The mineral was found in a meteorite that fell to Earth more than 40 years ago over the northern Mexico state of Chihuahua. Chi Ma, a researcher from the California Institute of Technology has discovered a primordial mineral in the space rock: a substance previously unknown to humankind.
Ma has spent years probing a meteorite from 1969. His research has revealed the previously unheard-of mineral, panguite. Ma and his team have determined that panguite is one of the oldest minerals in the galaxy and have estimated the mineral coalesced in space roughly 4.567 billion years ago, making older than the Earth’s solar system.
The mineral’s name comes from Pan Gu, a giant from Chinese mythology who created the Earth and the Sky. After 18,000 years, Pangu was laid to rest where his breath became the wind, his voice, the thunder, his left eye the sun, his right eye the moon, his body the mountains, his bones the valuable minerals, and his bone marrow sacred diamonds.
Panguite’s long history suggests the mineral was present in our solar system long before Earth and the other planets formed. The structure of the mineral could give scientists further insight on the nature of our solar system in its infancy, CBS News reported.
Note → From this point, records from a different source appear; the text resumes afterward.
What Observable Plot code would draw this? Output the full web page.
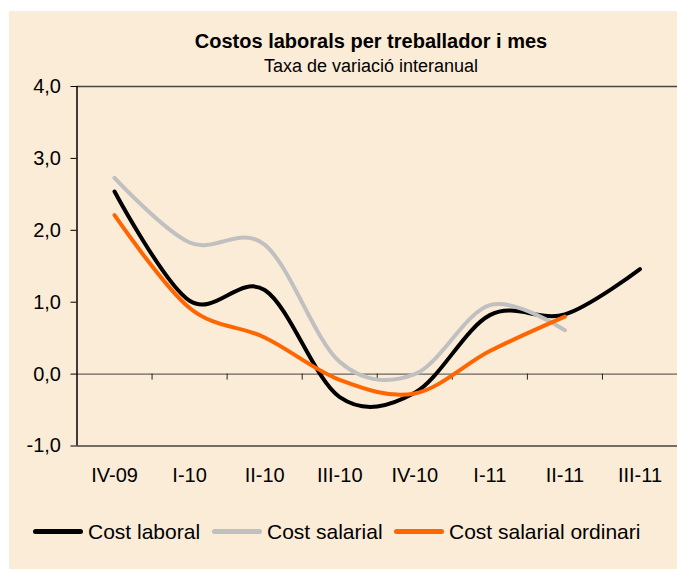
<!DOCTYPE html>
<html>
<head>
<meta charset="utf-8">
<script src="https://cdn.jsdelivr.net/npm/d3@7"></script>
<script src="https://cdn.jsdelivr.net/npm/@observablehq/plot@0.6"></script>
<style>
  html, body { margin: 0; padding: 0; background: #ffffff; width: 677px; height: 570px; overflow: hidden; }
  #wrap { position: relative; width: 677px; height: 570px; font-family: "Liberation Sans", Arial, sans-serif; color: #000; }
  #panel { position: absolute; left: 9px; top: 11px; width: 668px; height: 558px; background: #FBECD8; }
  #chart { position: absolute; left: 0; top: 0; }
  .title { position: absolute; left: 371px; transform: translateX(-50%); white-space: nowrap; line-height: 1; }
  #t1 { top: 31px; font-size: 20px; font-weight: bold; }
  #t2 { top: 57px; font-size: 18px; }
  .leg { position: absolute; top: 521px; display: flex; align-items: center; font-size: 21px; line-height: 1; white-space: nowrap; }
  .sw { display: inline-block; width: 50px; height: 5px; border-radius: 3px; margin-right: 5px; }
</style>
</head>
<body>
<div id="wrap">
  <div id="panel"></div>
  <div id="chart"></div>
  <div class="title" id="t1">Costos laborals per treballador i mes</div>
  <div class="title" id="t2">Taxa de variació interanual</div>
  <div id="legend"></div>
</div>
<script>
const categories = ["IV-09", "I-10", "II-10", "III-10", "IV-10", "I-11", "II-11", "III-11"];
const costLaboral = [2.54, 1.02, 1.17, -0.32, -0.26, 0.82, 0.83, 1.46];
const costSalarial = [2.73, 1.83, 1.80, 0.17, 0.0, 0.96, 0.61];
const costSalarialOrdinari = [2.21, 0.92, 0.51, -0.08, -0.27, 0.32, 0.80];
const seriesNames = ["Cost laboral", "Cost salarial", "Cost salarial ordinari"];
const seriesColors = ["#000000", "#C0C0C0", "#FF6600"];
const yTicks = [-1, 0, 1, 2, 3, 4];

const seriesValues = [costLaboral, costSalarial, costSalarialOrdinari];
const data = [];
seriesValues.forEach((vals, s) => vals.forEach((v, i) => data.push({ series: seriesNames[s], i, cat: categories[i], value: v })));
const boundaries = categories.map((c, i) => i + 0.5);

const fmt = v => v.toFixed(1).replace(".", ",");

const chart = Plot.plot({
  width: 677,
  height: 500,
  marginTop: 86,
  marginBottom: 54.5,
  marginLeft: 76.5,
  marginRight: 0,
  style: { background: "transparent", fontFamily: "Liberation Sans, Arial, sans-serif", overflow: "visible", color: "#000" },
  x: { domain: [-0.5, categories.length - 0.5], label: null },
  y: { domain: [yTicks[0], yTicks[yTicks.length - 1]], label: null },
  color: { domain: seriesNames, range: seriesColors },
  marks: [
    Plot.ruleY([yTicks[yTicks.length - 1], yTicks[0]], { stroke: "#4a4440", strokeWidth: 1.5 }),
    Plot.ruleY([0], { stroke: "#6b625c", strokeWidth: 1.3 }),
    Plot.ruleX(boundaries, { y1: 0, y2: 0, insetTop: 0, insetBottom: -6, stroke: "#222", strokeWidth: 1 }),
    Plot.axisY({ ticks: yTicks, tickFormat: fmt, tickSize: 6, tickPadding: 10, fontSize: 20, stroke: "#000", label: null }),
    Plot.ruleX([-0.5], { stroke: "#000", strokeWidth: 1.5 }),
    Plot.axisX({ ticks: categories.map((c, i) => i), tickFormat: i => categories[i], tickSize: 0, tickPadding: 22, fontSize: 20, label: null }),
    Plot.line(data, { x: "i", y: "value", z: "series", stroke: "series", strokeWidth: 4, curve: "cardinal", strokeLinecap: "round", strokeLinejoin: "round" })
  ]
});
document.getElementById("chart").appendChild(chart);

const legendLefts = [33, 212, 394];
const legend = document.getElementById("legend");
seriesNames.forEach((name, s) => {
  const item = document.createElement("div");
  item.className = "leg";
  item.style.left = legendLefts[s] + "px";
  const sw = document.createElement("span");
  sw.className = "sw";
  sw.style.background = seriesColors[s];
  item.appendChild(sw);
  item.appendChild(document.createTextNode(name));
  legend.appendChild(item);
});
</script>
</body>
</html>
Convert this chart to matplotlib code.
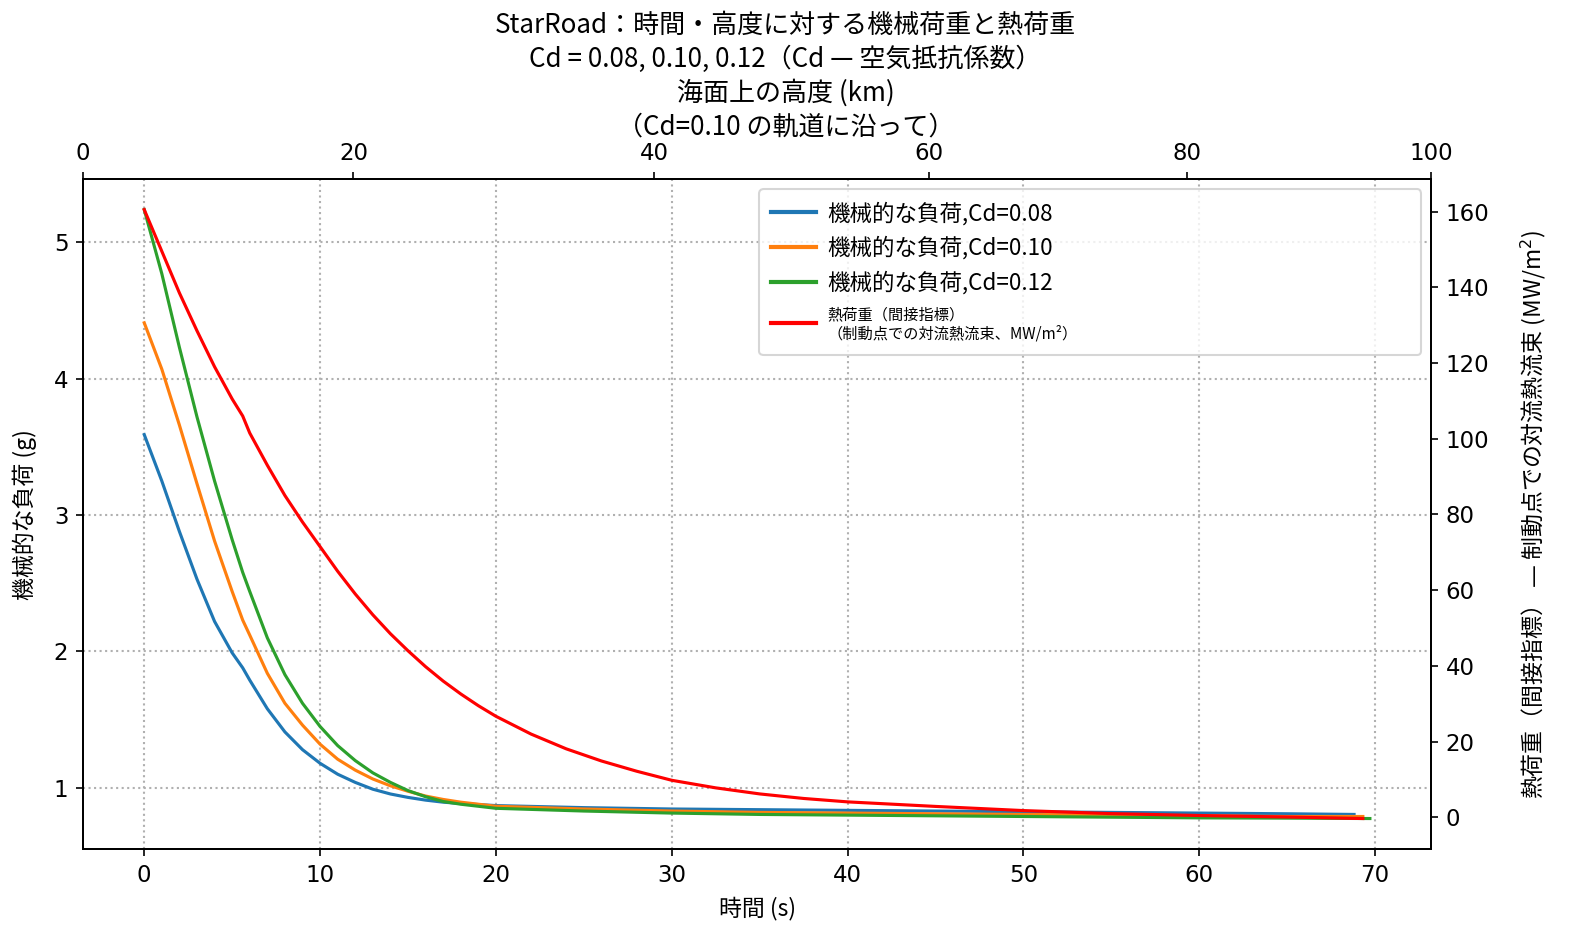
import matplotlib
matplotlib.use("Agg")
import matplotlib.pyplot as plt

plt.rcParams['font.family'] = ['Noto Sans CJK JP', 'DejaVu Sans']
plt.rcParams['font.size'] = 11

# 機械的な負荷 (g) — Cd ごと
t_cd008 = [0, 1, 2, 3, 4, 5, 5.6, 6, 7, 8, 9, 10, 11, 12, 13, 14, 15, 16, 17, 18,
           20, 25, 30, 35, 40, 45, 50, 55, 60, 65, 68.8]
g_cd008 = [3.59, 3.25, 2.88, 2.53, 2.22, 1.99, 1.88, 1.79, 1.58, 1.41, 1.28, 1.18, 1.10,
           1.04, 0.99, 0.955, 0.93, 0.91, 0.895, 0.885, 0.87, 0.855, 0.845, 0.84, 0.835,
           0.83, 0.825, 0.82, 0.815, 0.81, 0.805]

t_cd010 = [0, 1, 2, 3, 4, 5, 5.6, 6, 7, 8, 9, 10, 11, 12, 13, 14, 15, 16, 17, 18,
           20, 25, 30, 35, 40, 45, 50, 55, 60, 65, 69.3]
g_cd010 = [4.41, 4.07, 3.66, 3.23, 2.81, 2.44, 2.23, 2.12, 1.84, 1.62, 1.46, 1.32, 1.21,
           1.13, 1.065, 1.015, 0.975, 0.94, 0.915, 0.895, 0.865, 0.845, 0.83, 0.82, 0.815,
           0.81, 0.805, 0.80, 0.795, 0.79, 0.79]

t_cd012 = [0, 1, 2, 3, 4, 5, 5.6, 6, 7, 8, 9, 10, 11, 12, 13, 14, 15, 16, 17, 18,
           20, 25, 30, 35, 40, 45, 50, 55, 60, 65, 69.7]
g_cd012 = [5.24, 4.77, 4.23, 3.72, 3.25, 2.82, 2.58, 2.44, 2.10, 1.83, 1.62, 1.45, 1.31,
           1.20, 1.11, 1.04, 0.98, 0.935, 0.90, 0.88, 0.85, 0.83, 0.815, 0.805, 0.80,
           0.795, 0.79, 0.785, 0.78, 0.778, 0.775]

# 熱荷重 (MW/m^2), Cd=0.10
t_heat = [0, 1, 2, 3, 4, 5, 5.6, 6, 7, 8, 9, 10, 11, 12, 13, 14, 15, 16, 17, 18, 19,
          20, 22, 24, 26, 28, 30, 32.5, 35, 37.5, 40, 45, 50, 55, 60, 65, 69.3]
q_heat = [160.5, 149.5, 138.5, 128.5, 119, 110.5, 106, 101.5, 93, 85, 78, 71.5, 65,
          59, 53.5, 48.5, 44, 39.8, 36, 32.6, 29.5, 26.7, 22, 18.1, 14.9, 12.2, 9.8,
          7.8, 6.2, 5.0, 4.1, 2.9, 1.8, 1.0, 0.5, 0.1, -0.3]

# 上軸: 高度 (km) とその時刻
alt_labels = [0, 20, 40, 60, 80, 100]
alt_times_mid = [11.9, 29.0, 44.6, 59.3]

fig, ax = plt.subplots(figsize=(1571 / 150, 943 / 150), dpi=150)
fig.subplots_adjust(left=0.0528, right=0.911, bottom=0.0997, top=0.810)

l1, = ax.plot(t_cd008, g_cd008, color='tab:blue', lw=1.5, label='機械的な負荷,Cd=0.08')
l2, = ax.plot(t_cd010, g_cd010, color='tab:orange', lw=1.5, label='機械的な負荷,Cd=0.10')
l3, = ax.plot(t_cd012, g_cd012, color='tab:green', lw=1.5, label='機械的な負荷,Cd=0.12')
ax.set_xlabel('時間 (s)', fontsize=11, labelpad=5)
ax.set_ylabel('機械的な負荷 (g)', fontsize=11, labelpad=8)
ax.grid(True, linestyle=':', color='#b0b0b0', linewidth=1.0)
ax.tick_params(labelfontfamily='DejaVu Sans', labelsize=11)

ax2 = ax.twinx()
l4, = ax2.plot(t_heat, q_heat, color='red', lw=1.5,
               label='熱荷重（間接指標）\n（制動点での対流熱流束、MW/m²）')
ax2.set_ylabel('熱荷重（間接指標） — 制動点での対流熱流束 (MW/m$^2$)', fontsize=11,
               labelpad=14)
ax2.tick_params(labelfontfamily='DejaVu Sans', labelsize=11)

# 高度の上軸
lo, hi = ax.get_xlim()
ax_top = ax.twiny()
ax_top.set_xlim(lo, hi)
ax_top.set_xticks([lo] + alt_times_mid + [hi])
ax_top.set_xticklabels([str(a) for a in alt_labels])
ax_top.tick_params(labelfontfamily='DejaVu Sans', labelsize=11)

leg = ax_top.legend(handles=[l1, l2, l3, l4], loc='upper left',
                    bbox_to_anchor=(0.5015, 0.5, 0.491, 0.485), mode='expand',
                    borderaxespad=0, fontsize=10.8, handletextpad=0.5,
                    borderpad=0.55)
for h in leg.legend_handles:
    h.set_linewidth(2.0)
leg.get_texts()[3].set_fontsize(7.3)

fig.text(0.5, 1 - 12 / 943,
         'StarRoad：時間・高度に対する機械荷重と熱荷重\n'
         'Cd = 0.08, 0.10, 0.12（Cd — 空気抵抗係数）\n'
         '海面上の高度 (km)\n'
         '（Cd=0.10 の軌道に沿って）',
         ha='center', va='top', fontsize=12.5, linespacing=1.3)

fig.savefig('out.png', dpi=150)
“Panguite is an especially exciting discovery since it is not only a new mineral, but also a material previously unknown to science,” Ma said in a statement.
The meteorite, named Allende, broke into pieces in the sky over Mexico in 1969. Ma and his team used an electron microscope to probe the interior of the space rock. Panguite itself is an interesting mineral, not only for its age but because of its unusal composition. The mineral contains common elements like oxygen and aluminum as well as more exotic ones like zirconium and scandium.
The study was published in the July issue of "American Mineralologist."